⟨
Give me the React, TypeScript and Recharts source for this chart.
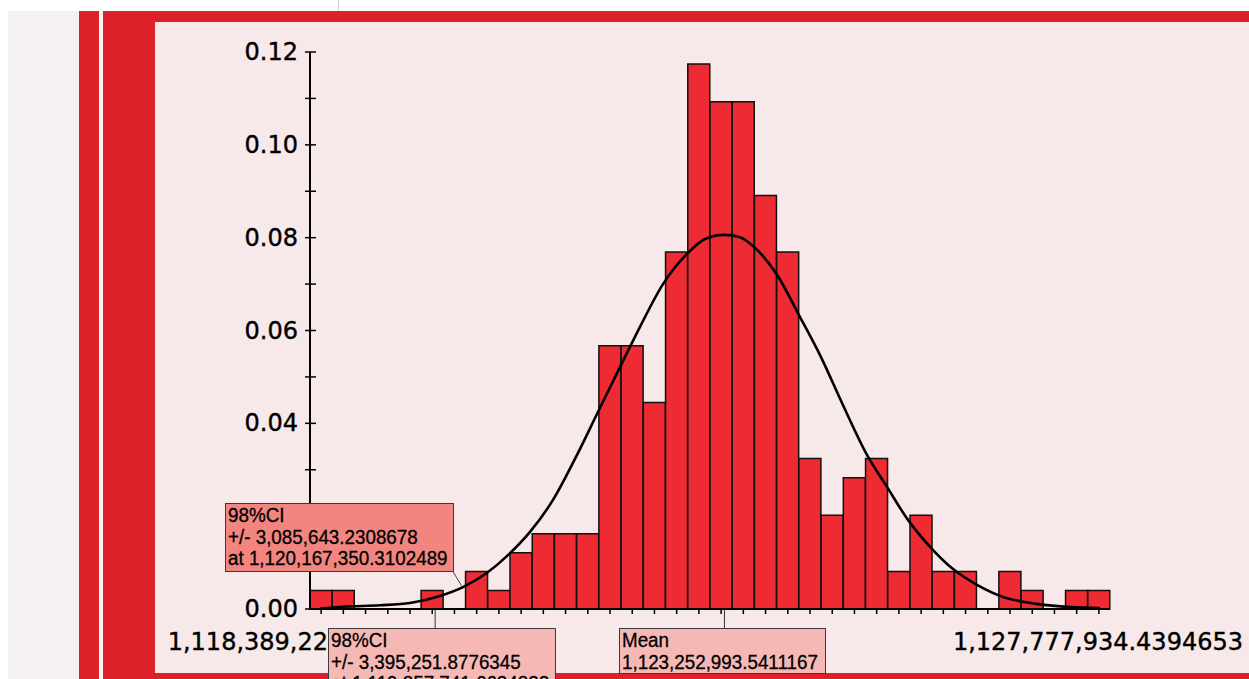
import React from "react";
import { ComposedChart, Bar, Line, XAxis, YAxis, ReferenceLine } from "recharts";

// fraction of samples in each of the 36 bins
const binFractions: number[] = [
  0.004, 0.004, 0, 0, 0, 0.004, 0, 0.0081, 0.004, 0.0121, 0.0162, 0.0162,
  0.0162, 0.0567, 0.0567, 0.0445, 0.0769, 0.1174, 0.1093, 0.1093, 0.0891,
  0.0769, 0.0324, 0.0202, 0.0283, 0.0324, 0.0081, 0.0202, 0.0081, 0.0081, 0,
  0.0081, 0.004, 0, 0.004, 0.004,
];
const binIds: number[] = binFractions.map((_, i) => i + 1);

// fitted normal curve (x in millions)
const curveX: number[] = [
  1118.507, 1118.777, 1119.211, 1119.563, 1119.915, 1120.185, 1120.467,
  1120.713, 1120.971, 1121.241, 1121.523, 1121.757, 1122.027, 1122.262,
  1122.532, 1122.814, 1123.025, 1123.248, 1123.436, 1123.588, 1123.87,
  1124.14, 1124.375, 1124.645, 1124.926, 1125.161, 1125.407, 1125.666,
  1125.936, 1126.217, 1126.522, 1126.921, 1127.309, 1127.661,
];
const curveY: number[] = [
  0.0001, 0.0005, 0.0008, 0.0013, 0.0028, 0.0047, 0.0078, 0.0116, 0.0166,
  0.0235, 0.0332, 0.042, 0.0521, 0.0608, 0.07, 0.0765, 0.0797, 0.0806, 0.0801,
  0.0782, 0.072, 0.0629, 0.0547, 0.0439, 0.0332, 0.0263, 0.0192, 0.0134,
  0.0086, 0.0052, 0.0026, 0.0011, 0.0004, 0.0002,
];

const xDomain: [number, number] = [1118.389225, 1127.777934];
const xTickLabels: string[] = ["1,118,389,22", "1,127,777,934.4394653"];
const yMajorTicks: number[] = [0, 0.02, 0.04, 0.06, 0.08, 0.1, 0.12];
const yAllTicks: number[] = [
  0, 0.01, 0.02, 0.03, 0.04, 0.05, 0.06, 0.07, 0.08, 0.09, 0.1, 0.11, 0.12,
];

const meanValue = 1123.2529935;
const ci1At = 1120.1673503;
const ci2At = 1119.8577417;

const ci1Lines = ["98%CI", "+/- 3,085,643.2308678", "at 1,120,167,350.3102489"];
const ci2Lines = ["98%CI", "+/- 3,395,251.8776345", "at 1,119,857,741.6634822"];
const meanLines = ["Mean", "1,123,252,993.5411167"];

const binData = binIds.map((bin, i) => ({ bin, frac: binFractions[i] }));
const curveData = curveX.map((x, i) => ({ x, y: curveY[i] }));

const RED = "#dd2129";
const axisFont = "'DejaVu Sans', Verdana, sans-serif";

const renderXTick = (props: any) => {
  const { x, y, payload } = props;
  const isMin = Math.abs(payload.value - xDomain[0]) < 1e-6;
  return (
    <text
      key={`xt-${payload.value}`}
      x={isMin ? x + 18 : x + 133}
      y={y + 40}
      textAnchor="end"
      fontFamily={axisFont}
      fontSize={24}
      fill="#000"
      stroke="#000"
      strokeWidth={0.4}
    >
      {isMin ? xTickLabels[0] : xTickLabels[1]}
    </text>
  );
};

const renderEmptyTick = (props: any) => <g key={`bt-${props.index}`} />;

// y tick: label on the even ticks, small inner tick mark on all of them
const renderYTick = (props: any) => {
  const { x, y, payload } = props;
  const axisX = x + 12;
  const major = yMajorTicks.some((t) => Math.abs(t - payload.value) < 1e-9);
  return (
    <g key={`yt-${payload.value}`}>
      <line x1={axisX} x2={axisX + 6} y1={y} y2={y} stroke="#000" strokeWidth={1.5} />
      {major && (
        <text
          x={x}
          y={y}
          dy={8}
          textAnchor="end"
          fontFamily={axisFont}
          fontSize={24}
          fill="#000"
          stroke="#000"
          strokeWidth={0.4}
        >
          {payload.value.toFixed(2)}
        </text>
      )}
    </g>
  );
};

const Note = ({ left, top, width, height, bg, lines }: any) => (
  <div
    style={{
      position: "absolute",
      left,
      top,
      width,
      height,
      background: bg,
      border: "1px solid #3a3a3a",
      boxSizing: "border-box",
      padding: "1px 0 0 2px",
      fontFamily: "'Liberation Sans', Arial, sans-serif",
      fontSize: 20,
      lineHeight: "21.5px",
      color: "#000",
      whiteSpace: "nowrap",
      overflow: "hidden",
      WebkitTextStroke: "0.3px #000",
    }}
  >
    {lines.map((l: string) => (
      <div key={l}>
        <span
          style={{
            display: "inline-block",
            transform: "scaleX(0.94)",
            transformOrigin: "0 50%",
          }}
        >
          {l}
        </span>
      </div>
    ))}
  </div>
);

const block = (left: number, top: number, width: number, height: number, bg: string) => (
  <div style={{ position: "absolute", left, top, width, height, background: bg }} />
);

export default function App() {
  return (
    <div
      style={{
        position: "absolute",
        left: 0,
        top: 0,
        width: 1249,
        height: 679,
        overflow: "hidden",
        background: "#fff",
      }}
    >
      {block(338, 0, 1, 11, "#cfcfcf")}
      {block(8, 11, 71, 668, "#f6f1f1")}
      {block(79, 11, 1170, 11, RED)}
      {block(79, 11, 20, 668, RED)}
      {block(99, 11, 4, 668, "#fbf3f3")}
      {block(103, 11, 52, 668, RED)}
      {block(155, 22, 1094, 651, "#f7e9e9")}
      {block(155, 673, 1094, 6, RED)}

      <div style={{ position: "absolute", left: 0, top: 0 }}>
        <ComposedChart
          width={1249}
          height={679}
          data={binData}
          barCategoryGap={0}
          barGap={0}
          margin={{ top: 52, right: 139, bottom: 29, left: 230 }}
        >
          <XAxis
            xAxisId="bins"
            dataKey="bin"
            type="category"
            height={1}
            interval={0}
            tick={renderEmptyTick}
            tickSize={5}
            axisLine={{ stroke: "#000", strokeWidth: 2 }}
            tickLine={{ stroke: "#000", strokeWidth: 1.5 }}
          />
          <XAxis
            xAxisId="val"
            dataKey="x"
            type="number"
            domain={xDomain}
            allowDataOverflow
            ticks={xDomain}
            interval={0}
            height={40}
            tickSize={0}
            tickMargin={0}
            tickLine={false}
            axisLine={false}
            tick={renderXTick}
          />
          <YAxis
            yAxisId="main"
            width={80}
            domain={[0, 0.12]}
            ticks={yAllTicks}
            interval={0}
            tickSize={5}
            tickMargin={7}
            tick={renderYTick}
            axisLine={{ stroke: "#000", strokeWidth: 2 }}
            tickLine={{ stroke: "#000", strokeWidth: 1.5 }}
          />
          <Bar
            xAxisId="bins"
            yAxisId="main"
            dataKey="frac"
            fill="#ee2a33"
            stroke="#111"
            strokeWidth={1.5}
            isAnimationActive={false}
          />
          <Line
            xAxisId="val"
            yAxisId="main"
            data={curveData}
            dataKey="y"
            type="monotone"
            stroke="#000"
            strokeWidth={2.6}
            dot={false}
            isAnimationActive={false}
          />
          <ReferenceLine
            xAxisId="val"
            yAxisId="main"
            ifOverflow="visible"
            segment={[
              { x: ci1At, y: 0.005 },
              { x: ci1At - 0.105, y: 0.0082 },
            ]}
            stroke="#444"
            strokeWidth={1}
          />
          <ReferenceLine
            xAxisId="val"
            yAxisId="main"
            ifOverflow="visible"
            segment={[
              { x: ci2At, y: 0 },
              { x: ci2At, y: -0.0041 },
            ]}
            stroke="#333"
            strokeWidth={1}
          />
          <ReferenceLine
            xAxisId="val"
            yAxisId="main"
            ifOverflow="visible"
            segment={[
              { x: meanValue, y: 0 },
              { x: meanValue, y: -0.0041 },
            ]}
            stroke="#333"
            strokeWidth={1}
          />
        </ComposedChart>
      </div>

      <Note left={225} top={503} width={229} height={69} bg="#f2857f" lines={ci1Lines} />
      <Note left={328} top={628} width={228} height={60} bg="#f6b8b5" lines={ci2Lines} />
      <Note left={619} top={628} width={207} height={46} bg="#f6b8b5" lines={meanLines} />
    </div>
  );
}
⟩
■ **SHORT PROBLEM**
Begin at the first line of the material and copy each line exactly through the one containing "XAxis, YAxis, ReferenceLine". Omit pictures.

■ **WRITTEN SOLUTION**
Give me the React, TypeScript and Recharts source for this chart.
import React from "react";
import { ComposedChart, Bar, Line, XAxis, YAxis, ReferenceLine } from "recharts";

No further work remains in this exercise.